Abstract
My contribution to this panel considers Avi Moghrabi’s 2012 film Once I Entered a Garden to reflect on the entanglements of migration, affects, and life histories in the Levant. This example of contemporary cinema verité follows Moghrabi, the descent of Syrian-Lebanese Jews, and Mograhbi’s former Arabic teacher and longtime friend Ali Al-Azhari, a Palestinian with Israeli citizenship who, displaced from his hometown of Sufariyya in 1948, has spent much of his life living in Tel Aviv. Inspired by a pan-Levantine phonebook whose listings span geographic distances now sequestered by borders, the two document their search for locations that speak to histories made impossible by competing imperial projects and nationalisms.

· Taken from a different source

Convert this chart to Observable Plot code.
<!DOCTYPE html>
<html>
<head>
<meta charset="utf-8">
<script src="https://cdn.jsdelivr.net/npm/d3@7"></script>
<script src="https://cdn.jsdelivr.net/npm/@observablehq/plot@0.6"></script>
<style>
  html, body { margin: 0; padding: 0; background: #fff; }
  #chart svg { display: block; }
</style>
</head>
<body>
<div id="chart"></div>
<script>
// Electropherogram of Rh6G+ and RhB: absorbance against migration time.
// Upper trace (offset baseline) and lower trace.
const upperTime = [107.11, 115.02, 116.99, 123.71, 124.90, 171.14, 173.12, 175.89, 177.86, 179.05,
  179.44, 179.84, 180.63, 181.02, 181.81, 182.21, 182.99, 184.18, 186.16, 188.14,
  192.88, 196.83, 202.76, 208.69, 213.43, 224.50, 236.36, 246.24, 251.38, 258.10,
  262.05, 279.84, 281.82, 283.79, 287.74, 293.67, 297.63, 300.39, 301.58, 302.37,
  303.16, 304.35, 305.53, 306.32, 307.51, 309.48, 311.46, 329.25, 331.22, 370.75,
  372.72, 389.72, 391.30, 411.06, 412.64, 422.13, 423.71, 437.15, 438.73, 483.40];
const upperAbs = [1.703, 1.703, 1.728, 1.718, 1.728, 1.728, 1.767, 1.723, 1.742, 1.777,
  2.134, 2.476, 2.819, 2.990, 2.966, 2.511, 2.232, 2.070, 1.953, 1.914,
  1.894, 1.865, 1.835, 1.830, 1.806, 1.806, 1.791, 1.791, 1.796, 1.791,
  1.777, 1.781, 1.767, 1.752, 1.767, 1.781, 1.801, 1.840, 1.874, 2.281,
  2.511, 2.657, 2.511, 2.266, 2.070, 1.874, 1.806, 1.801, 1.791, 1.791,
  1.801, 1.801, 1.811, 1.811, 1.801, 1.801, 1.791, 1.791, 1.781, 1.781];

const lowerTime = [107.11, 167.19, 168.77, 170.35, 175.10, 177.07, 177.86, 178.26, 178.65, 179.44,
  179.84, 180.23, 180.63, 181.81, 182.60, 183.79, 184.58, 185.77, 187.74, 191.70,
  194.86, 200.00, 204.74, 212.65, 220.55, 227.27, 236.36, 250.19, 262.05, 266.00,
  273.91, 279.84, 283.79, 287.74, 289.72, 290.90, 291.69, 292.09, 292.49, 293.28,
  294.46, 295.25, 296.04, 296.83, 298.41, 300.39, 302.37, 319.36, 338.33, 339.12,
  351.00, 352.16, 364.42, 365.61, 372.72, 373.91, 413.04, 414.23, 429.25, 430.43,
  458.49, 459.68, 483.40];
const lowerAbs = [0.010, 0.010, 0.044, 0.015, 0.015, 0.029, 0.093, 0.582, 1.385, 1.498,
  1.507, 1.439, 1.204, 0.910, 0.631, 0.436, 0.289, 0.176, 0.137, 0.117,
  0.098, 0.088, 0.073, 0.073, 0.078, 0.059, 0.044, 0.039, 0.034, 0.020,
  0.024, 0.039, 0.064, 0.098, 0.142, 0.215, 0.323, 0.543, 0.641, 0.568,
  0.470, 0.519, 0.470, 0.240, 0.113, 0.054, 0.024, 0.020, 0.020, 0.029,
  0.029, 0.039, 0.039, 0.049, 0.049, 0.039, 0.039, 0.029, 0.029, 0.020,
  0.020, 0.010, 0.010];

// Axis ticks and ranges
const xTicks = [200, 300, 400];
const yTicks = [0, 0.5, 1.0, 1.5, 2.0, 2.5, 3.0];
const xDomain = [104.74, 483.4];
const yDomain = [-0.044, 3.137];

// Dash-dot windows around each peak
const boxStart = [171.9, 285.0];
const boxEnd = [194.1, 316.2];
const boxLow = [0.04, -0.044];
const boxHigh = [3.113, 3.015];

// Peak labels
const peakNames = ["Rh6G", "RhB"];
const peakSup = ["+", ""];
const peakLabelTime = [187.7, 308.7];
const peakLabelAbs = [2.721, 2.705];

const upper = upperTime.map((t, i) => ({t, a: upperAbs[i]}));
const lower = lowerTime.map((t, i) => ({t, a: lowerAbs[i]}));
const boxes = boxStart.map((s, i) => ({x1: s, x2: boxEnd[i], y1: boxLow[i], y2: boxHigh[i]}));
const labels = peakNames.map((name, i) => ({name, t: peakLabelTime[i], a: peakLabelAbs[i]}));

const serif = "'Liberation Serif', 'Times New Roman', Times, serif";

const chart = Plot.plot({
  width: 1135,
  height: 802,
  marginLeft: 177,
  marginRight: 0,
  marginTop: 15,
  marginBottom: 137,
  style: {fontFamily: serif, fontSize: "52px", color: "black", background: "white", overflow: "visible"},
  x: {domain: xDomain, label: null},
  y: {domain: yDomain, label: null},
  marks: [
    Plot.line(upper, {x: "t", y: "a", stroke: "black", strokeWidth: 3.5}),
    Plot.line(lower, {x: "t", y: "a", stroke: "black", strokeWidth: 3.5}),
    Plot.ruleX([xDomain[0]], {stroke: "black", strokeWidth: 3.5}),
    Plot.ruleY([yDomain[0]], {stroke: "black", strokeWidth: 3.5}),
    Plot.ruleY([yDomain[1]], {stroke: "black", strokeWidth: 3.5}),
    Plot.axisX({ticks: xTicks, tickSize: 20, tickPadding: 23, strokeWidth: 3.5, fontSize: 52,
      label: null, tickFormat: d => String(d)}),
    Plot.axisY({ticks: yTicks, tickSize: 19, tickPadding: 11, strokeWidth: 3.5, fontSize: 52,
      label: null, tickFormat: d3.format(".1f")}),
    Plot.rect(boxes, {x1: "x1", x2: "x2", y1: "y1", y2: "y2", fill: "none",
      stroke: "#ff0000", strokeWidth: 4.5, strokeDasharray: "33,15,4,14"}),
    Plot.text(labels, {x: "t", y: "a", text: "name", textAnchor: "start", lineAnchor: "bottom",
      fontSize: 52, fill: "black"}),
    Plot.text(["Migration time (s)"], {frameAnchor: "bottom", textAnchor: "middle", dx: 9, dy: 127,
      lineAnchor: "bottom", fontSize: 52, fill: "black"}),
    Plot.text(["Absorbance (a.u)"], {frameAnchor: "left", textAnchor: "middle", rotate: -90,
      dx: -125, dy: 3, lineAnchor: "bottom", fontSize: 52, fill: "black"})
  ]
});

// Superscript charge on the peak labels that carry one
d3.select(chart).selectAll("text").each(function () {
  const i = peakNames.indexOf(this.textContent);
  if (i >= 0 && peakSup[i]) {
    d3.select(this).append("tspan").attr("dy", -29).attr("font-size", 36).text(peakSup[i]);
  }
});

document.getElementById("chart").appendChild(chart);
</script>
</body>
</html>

Utilizing ethnographic and archival research conducted in Lebanon, I pair an analysis of Moghrabi’s film with an exploration of the ways in which Lebanon’s Jewish past is critically dependent on interregional networks and histories. I first analyze how Moghrabi’s filmic exploration of the two’s everyday practices, interwoven with Super-8 letters sent between imagined Jewish Lebanese lovers separated by the Israeli-Lebanese border, shows how quotidian life can challenge the separability of peoples in the region. I then turn to my research in Bhamdoun, a Lebanese town that was formerly the refuge place of upper-class Jews from around the Levant who gathered to escape the heat of summer. Positioned in proximity to nearby hotels, villages, and a casino, the synagogue’s ruins—unkempt but structurally sound—offer a glimpse of an often-idealized past, where Jews from across the region and beyond could join the company of an intersectarian Haute Bourgeoisie by simply boarding a train. By assessing the pitfalls of a romanticized pre-imperial Levantine past, I suggest that the material traces of Bhamdoun’s yesteryears offer possibilities—and warnings—for imagining an alternative to the present geopolitical status quo of the region.